O aumento da violência decorrente dos enfrentamentos das massas contra a repressão do velho Estado têm colocado em pauta a possibilidade de se impor um estado de sítio no país, para que se garanta a “segurança” da farsa eleitoral. Neste sentido, a tendência que se aponta é de que as eleições na Argentina sejam tão militarizadas como foram as eleições no Brasil (2022) e no primeiro turno no Equador (agosto de 2023), convergindo na América Latina as mesmas tendências: graves crises políticas e econômicas e a escalada da repressão e militarização do velho Estado nestes países.

A crise também atinge o Brasil

Não é por mera coincidência que confiscos como estes também tenham ocorrido no Brasil.

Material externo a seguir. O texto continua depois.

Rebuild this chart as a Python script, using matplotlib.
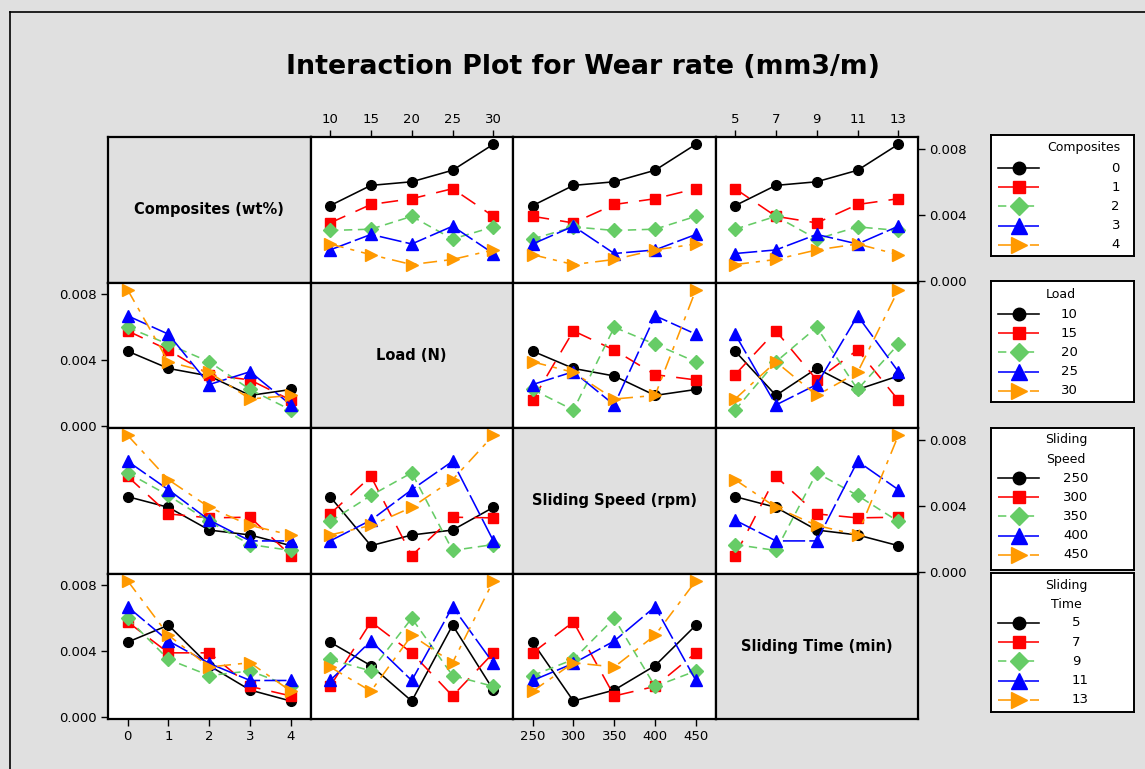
import numpy as np
import pandas as pd
import matplotlib
matplotlib.use("Agg")
import matplotlib.pyplot as plt
from matplotlib.lines import Line2D

plt.rcParams["font.family"] = ["DejaVu Sans"]
plt.rcParams["lines.scale_dashes"] = False

# ---------------- data ----------------
factors = ["Composites", "Load", "Sliding Speed", "Sliding Time"]
diag_labels = ["Composites (wt%)", "Load (N)", "Sliding Speed (rpm)", "Sliding Time (min)"]
legend_titles = ["Composites", "Load", "Sliding\nSpeed", "Sliding\nTime"]

composite_levels = [0, 1, 2, 3, 4]
load_levels = [10, 15, 20, 25, 30]
speed_levels = [250, 300, 350, 400, 450]
time_levels = [5, 7, 9, 11, 13]

# L25 runs
run_composites = [0, 0, 0, 0, 0, 1, 1, 1, 1, 1, 2, 2, 2, 2, 2, 3, 3, 3, 3, 3, 4, 4, 4, 4, 4]
run_load = [10, 15, 20, 25, 30, 10, 15, 20, 25, 30, 10, 15, 20, 25, 30,
            10, 15, 20, 25, 30, 10, 15, 20, 25, 30]
run_speed = [250, 300, 350, 400, 450, 300, 350, 400, 450, 250, 350, 400, 450, 250, 300,
             400, 450, 250, 300, 350, 450, 250, 300, 350, 400]
run_time = [5, 7, 9, 11, 13, 9, 11, 13, 5, 7, 13, 5, 7, 9, 11,
            7, 9, 11, 13, 5, 11, 13, 5, 7, 9]
wear_rate = [0.00455, 0.00578, 0.00600, 0.00670, 0.00828,
             0.00350, 0.00462, 0.00497, 0.00558, 0.00390,
             0.00304, 0.00312, 0.00390, 0.00252, 0.00326,
             0.00186, 0.00280, 0.00222, 0.00330, 0.00164,
             0.00222, 0.00157, 0.00097, 0.00128, 0.00186]

y_ticks = [0.0, 0.004, 0.008]
y_ticklabels = ["0.000", "0.004", "0.008"]

# ---------------- styles ----------------
BG = "#E0E0E0"
series_colors = ["#000000", "#FF0000", "#66CC66", "#0000FF", "#FF9900"]
series_markers = ["o", "s", "D", "^", ">"]
series_msize = [7, 6.5, 7, 9, 9]
series_dashes = [None, (12, 8), (6, 4), (16, 3), (10, 5, 3, 5)]

df = pd.DataFrame({"Composites": run_composites, "Load": run_load,
                   "Sliding Speed": run_speed, "Sliding Time": run_time,
                   "Wear": wear_rate})
levels = {"Composites": composite_levels, "Load": load_levels,
          "Sliding Speed": speed_levels, "Sliding Time": time_levels}

W, H = 1145, 769
fig = plt.figure(figsize=(W / 100, H / 100), dpi=100, facecolor=BG)


def px_axes(x0, y0, x1, y1, **kw):
    return fig.add_axes([x0 / W, 1 - y1 / H, (x1 - x0) / W, (y1 - y0) / H], **kw)


def styled_line(ax, x, y, k, **kw):
    ln, = ax.plot(x, y, color=series_colors[k], lw=1.15, marker=series_markers[k],
                  ms=series_msize[k], mfc=series_colors[k], mec=series_colors[k], **kw)
    if series_dashes[k] is not None:
        ln.set_dashes(series_dashes[k])
    return ln


# figure frame
fig.add_artist(Line2D([10 / W, 10 / W], [1 - 12 / H, 0], color="black", lw=1.2,
                      transform=fig.transFigure))
fig.add_artist(Line2D([10 / W, 1.0], [1 - 12 / H, 1 - 12 / H], color="black", lw=1.2,
                      transform=fig.transFigure))

fig.text(583 / W, 1 - 67 / H, "Interaction Plot for Wear rate (mm3/m)",
         ha="center", va="center", fontsize=19.3, fontweight="bold")

col_edges = [108, 310.5, 513, 715.5, 918]
row_edges = [137, 282.5, 428, 573.5, 719]
TICKFS = 9.5

for r in range(4):
    for c in range(4):
        ax = px_axes(col_edges[c], row_edges[r], col_edges[c + 1], row_edges[r + 1])
        for sp in ax.spines.values():
            sp.set_linewidth(1.6)
            sp.set_color("black")
        ax.set_xlim(-0.48, 4.48)
        ax.set_ylim(-0.00012, 0.00872)
        ax.tick_params(which="both", bottom=False, top=False, left=False, right=False,
                       labelbottom=False, labeltop=False, labelleft=False, labelright=False,
                       direction="out", length=5, width=1, labelsize=TICKFS, pad=3)
        ax.set_xticks(range(5))
        ax.set_yticks(y_ticks)
        if r == c:
            ax.set_facecolor(BG)
            ax.text(0.5, 0.5, diag_labels[r], transform=ax.transAxes, ha="center",
                    va="center", fontsize=10.5, fontweight="bold")
            continue
        ax.set_facecolor("white")
        fr, fc = factors[r], factors[c]
        means = df.groupby([fr, fc])["Wear"].mean()
        for k, lev in enumerate(levels[fr]):
            yv = [means[(lev, xl)] for xl in levels[fc]]
            styled_line(ax, range(5), yv, k)
        ax.set_xticklabels([str(v) for v in levels[fc]])
        ax.set_yticklabels(y_ticklabels)
        if r == 0 and c in (1, 3):
            ax.tick_params(top=True, labeltop=True)
        if r == 3 and c in (0, 2):
            ax.tick_params(bottom=True, labelbottom=True)
        if c == 3 and r in (0, 2):
            ax.tick_params(right=True, labelright=True)
        if c == 0 and r in (1, 3):
            ax.tick_params(left=True, labelleft=True)

# ---------------- legends ----------------
legend_boxes = [(991, 135, 1134, 256), (991, 281, 1134, 402),
                (991, 428, 1134, 570), (991, 573, 1134, 712)]
legend_title_y = [[13], [13], [12, 32], [13, 32]]
legend_title_x = [129, 70, 75, 75]
legend_title_ha = ["right", "center", "center", "center"]
legend_item_y0 = [33, 33, 50, 50]
legend_item_dy = 19.2
legend_label_x = [129, 70, 72, 81]
legend_label_ha = ["right", "left", "left", "left"]

for li in range(4):
    x0, y0, x1, y1 = legend_boxes[li]
    lax = px_axes(x0, y0, x1, y1)
    lax.set_facecolor("white")
    lax.set_xlim(0, x1 - x0)
    lax.set_ylim(y1 - y0, 0)
    lax.set_xticks([])
    lax.set_yticks([])
    for sp in lax.spines.values():
        sp.set_linewidth(1.4)
    for t, ty in zip(legend_titles[li].split("\n"), legend_title_y[li]):
        lax.text(legend_title_x[li], ty, t, ha=legend_title_ha[li], va="center", fontsize=9)
    fac = factors[li]
    for k, lev in enumerate(levels[fac]):
        yy = legend_item_y0[li] + k * legend_item_dy
        ln, = lax.plot([6.5, 48], [yy, yy], color=series_colors[k], lw=1.15)
        if series_dashes[k] is not None:
            ln.set_dashes(series_dashes[k])
        lax.plot([28], [yy], marker=series_markers[k], ms=series_msize[k] + 2,
                 color=series_colors[k], ls="none")
        lax.text(legend_label_x[li], yy, str(lev), ha=legend_label_ha[li],
                 va="center", fontsize=9.5)

fig.savefig("out.png", dpi=100, facecolor=BG)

Os preços dos alimentos citados por Castells em sua declaração são praticamente idênticos aos dois países, o que aponta que há uma crise geral que atinge de forma mais aguda os países de capitalismo burocrático, como os países da América Latina. Ao consultar o encarte de um supermercado do Rio de Janeiro no dia 25/08 foi observado o quilo do acém bovino pelo valor de R$35,90, o quilo da batata no valor de R$6,80 e o açúcar a R$5,00. Sendo assim, além de poder se apontar uma tendência para que tais fatos também se desenvolvam no Brasil, é possível observar já aumento nas ocorrências desse tipo de confiscos nos últimos meses.

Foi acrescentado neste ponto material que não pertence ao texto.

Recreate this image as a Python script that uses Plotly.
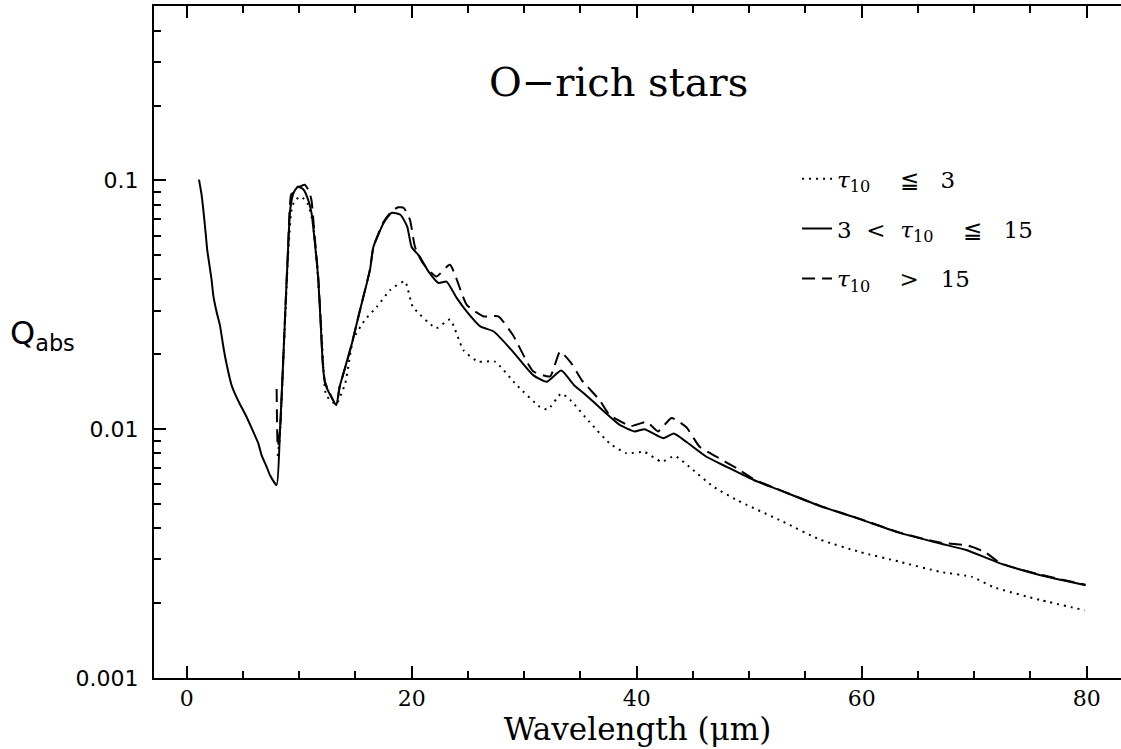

Em outubro de 2022, por exemplo, o portal de AND noticiou as multidões famintas que confiscaram alimentos no Centro Estadual de Abastecimento do Rio de Janeiro (Ceasa), localizado na Zona Norte do Rio de Janeiro, um dos maiores centros de abastecimento da América Latina. Em abril do mesmo ano, 200 trabalhadores confiscaram também uma franquia da rede de supermercados Inter, em Inhaúma, na Zona Norte do Rio de Janeiro. Em 2023, foi também noticiado o confisco de um caminhão de galinhas ocorrido na Cidade de Deus, zona oeste do Rio de Janeiro. Fatos que, com intervalos de menos de um ano entre eles e somados a muitos outros, mostram que a agudização da miséria e fome é o fator que empurra as massas a realizarem esse tipo de ação. Sendo assim, ondas de confiscos que hoje ocorrem em grandes proporções na Argentina tendem atingir  também o Brasil em grandes proporções.